Article 19 BOARD OF STATUTORY AUDITORS
The Board of Statutory Auditors is appointed by the Founding Promoters with a common resolution adopted by a majority and is composed of three members with proven experience in financial and accounting matters, one of which with the function of President, chosen from among persons registered in the Register of Statutory Auditors of the Accounts. The Board of Statutory Auditors is the accounting control body of the Foundation, ascertains the regular keeping of the accounting records, examines the proposed budget and economic and financial statements, drawing up specific reports, and carries out cash checks.
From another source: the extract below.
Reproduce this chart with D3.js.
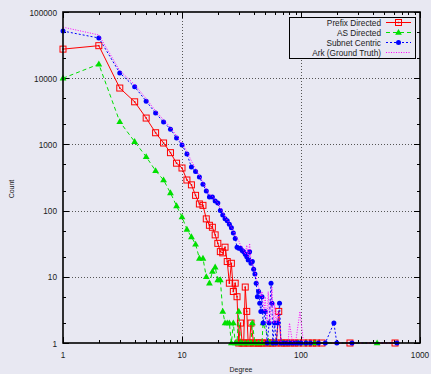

The members of the Board of Statutory Auditors may participate without voting rights in the meetings of the Board of Directors and, where appointed, of the Executive Committee; they remain in office until the final balance sheet for the third year following their appointment is approved and can be reconfirmed.
Article 20 DISSOLUTION
In the event of a proposal to dissolve the Foundation for any reason, the assets will be devolved, by resolution of the Board of Directors, which will also propose the person of the liquidator, to other entities that pursue similar purposes or for purposes of public utility. The assets entrusted to the Foundation as a concession for use, loan or any other form of concession, upon its dissolution return to the disposal of the grantors.
Article 21 POSTPONEMENT CLAUSE
For anything not provided for in this Statute, the provisions of the Civil Code and the laws in force on the subject apply.